With elections right around the corner, we will spend the month of July looking at some electioneering in Trousdale County over the years and at some local politicians who have gone on to win state office.
If the Fourth of July reminds us of anything, it is the freedom of all Americans to exercise their right to vote.
But that doesn’t mean the process has not been without some controversy!
From the very beginning, people have been known to try and affect the results of an election.
Our best example was when our neighboring Smith County had to choose a location for its county seat. The contest narrowed down to the small town of Bledsoesborough and the equally small town of Carthage.
The final count had Carthage winning by an extremely small margin – one vote!
But the truth of the story is that the Carthage crowd spilled copious amounts of whisky on the day of the voting and helped persuade people to vote for that town over Bledsoesborough.
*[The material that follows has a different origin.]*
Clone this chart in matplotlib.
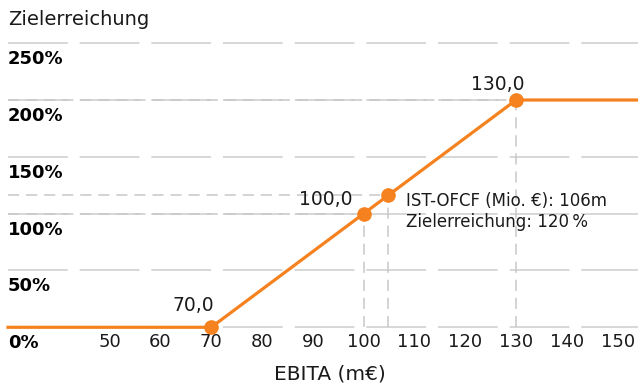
import matplotlib
matplotlib.use("Agg")
from matplotlib import pyplot as plt

plt.rcParams['font.family'] = ['DejaVu Sans']
plt.rcParams['lines.scale_dashes'] = False

# data
curve_x = [30, 70, 130, 154]
curve_y = [0, 0, 200, 200]
pts_x = [70, 100, 130]
pts_y = [0, 100, 200]
pts_labels = ["70,0", "100,0", "130,0"]
ist_x = 104.8
ist_y = 116
ist_text = ["IST-OFCF (Mio. €): 106m", "Zielerreichung: 120\u202f%"]
x_ticks = [50, 60, 70, 80, 90, 100, 110, 120, 130, 140, 150]
y_ticks = [0, 50, 100, 150, 200, 250]
y_ticklabels = ["0%", "50%", "100%", "150%", "200%", "250%"]

orange = '#f5821f'
grid_c = '#d4d4d4'
ref_c = '#c8c8c8'
txt_c = '#1a1a1a'

fig = plt.figure(figsize=(6.38, 3.85), dpi=100)
ax = fig.add_axes([8 / 638, 0.1499, 1 - 8 / 638, 0.7527])
ax.set_xlim(30, 154)
ax.set_ylim(0, 255)
for s in ax.spines.values():
    s.set_visible(False)

# grid
for v in y_ticks:
    ax.plot([30, 154], [v, v], color=grid_c, lw=1.3, dashes=(43, 8.6),
            clip_on=False, zorder=1)

# reference lines
for px, py in list(zip(pts_x[1:], pts_y[1:])) + [(ist_x, ist_y)]:
    ax.plot([px, px], [0, py], color=ref_c, lw=1.1, dashes=(8, 5), zorder=2)
    ax.plot([30, px], [py, py], color=ref_c, lw=1.1, dashes=(8, 5), zorder=2)

ax.plot(curve_x, curve_y, color=orange, lw=2.3, clip_on=False, zorder=3)
ax.plot(pts_x + [ist_x], pts_y + [ist_y], 'o', color=orange, ms=9.5,
        clip_on=False, zorder=4)

offsets = [(-13, 16, 'center'), (-8, 10, 'right'), (-13.5, 11, 'center')]
for x, y, lab, (dx, dy, ha) in zip(pts_x, pts_y, pts_labels, offsets):
    ax.annotate(lab, (x, y), xytext=(dx, dy), textcoords='offset points',
                ha=ha, va='center', fontsize=13.5, color=txt_c)

ax.annotate(ist_text[0], (ist_x, ist_y), xytext=(13, -4.3), textcoords='offset points',
            ha='left', va='center', fontsize=12, color=txt_c)
ax.annotate(ist_text[1], (ist_x, ist_y), xytext=(13, -19.4), textcoords='offset points',
            ha='left', va='center', fontsize=12, color=txt_c)

# y labels below the grid lines
for v, lab in zip(y_ticks, y_ticklabels):
    ax.annotate(lab, (30, v), xytext=(0, -5), textcoords='offset points',
                ha='left', va='top', fontsize=13, fontweight='bold', color='black')
ax.set_yticks([])

ax.set_xticks(x_ticks)
ax.set_xticklabels([str(t) for t in x_ticks], fontsize=13, color=txt_c)
ax.tick_params(axis='x', length=0, pad=4)

fig.text(8 / 638, 1 - 19.5 / 385, "Zielerreichung", ha='left', va='center',
         fontsize=14, color=txt_c)
fig.text(330 / 638, 1 - 374 / 385, "EBITA (m€)", ha='center', va='center',
         fontsize=14.5, color=txt_c)

fig.savefig("out.png", dpi=100)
There was money to be made selling building lots in Carthage and the town’s investors saw to it that their golden opportunity to make money wasn’t lost.
Bledsoesborough not only lost the vote for the county seat, but within a few years it had dried up and ceased to exist.
A writer in Rutherford County wrote in 1806 that, “No election was thought to be well conducted without the presence of good whiskey…”
The urge to “buy” votes by providing free drinks or promising this or that “if elected” was enough of a problem that the Carthage Courier ran a warning before the November election in 1925 that “…anyone found guilty of boodling would not be spared…”
“Boodling” was “buying votes.”
Not that Trousdale County wasn’t just as guilty.
Even I can recall election days when candidates would drive around certain communities and load up voters, promising free liquor if they would only see fit to vote for a certain candidate.
For many years, liquor stores and saloons across the state were shut down on election days by law. Too many candidates would use free alcohol to buy votes.
In one Trousdale County election for County Trustee, the winner announced after the voting that, “This is one race that I have won without spending one penny, but I hear it is being circulated that I had some whisky. The man that started this falsehood had better quit praying for the widows and orphans and pray a little more for himself!”
Election laws are pretty strict now-a-days, but I have interviewed old-timers who recalled when people would go from one district to another and try to vote using the name of a dead person. For that to work, it took an election official to look the other way.
One old gentleman told me that when he was a young man, a candidate hired him to stand at one polling place and make sure no one tried that trick. The candidate fully expected his opponent to try something fishy. Sure enough, a man showed up from another district and stood in line to vote. But a dirty look and a clenched fist – from the gentleman telling the story – made the fellow get back in his car and leave.
The promise of a well-paying county job caused many a candidate to try and swing an election.
Of course, there were other ways to win votes.
The time-honored practice of “bad mouthing” your opponent is still common today, and our election past has plenty of examples.
In another Trousdale election for the coveted job of Trustee, two men began throwing mud at each other and couldn’t stop.
One of the candidates had built a swimming pool at his home. That led his opponent to claim that he was rich and didn’t need the job. In reply the first fellow took out a large ad in The Vidette and countered, “My pool didn’t cost near as much as (my opponent’s) boat and motor. Let’s see what else he has. I am told that he has a practically new station wagon, a new pick up truck, a home remodeled and nicely furnished. This doesn’t seem like he is so poor…”
I guess if being poor made you a better candidate for the job than the other candidate, a lot of us would be running for office!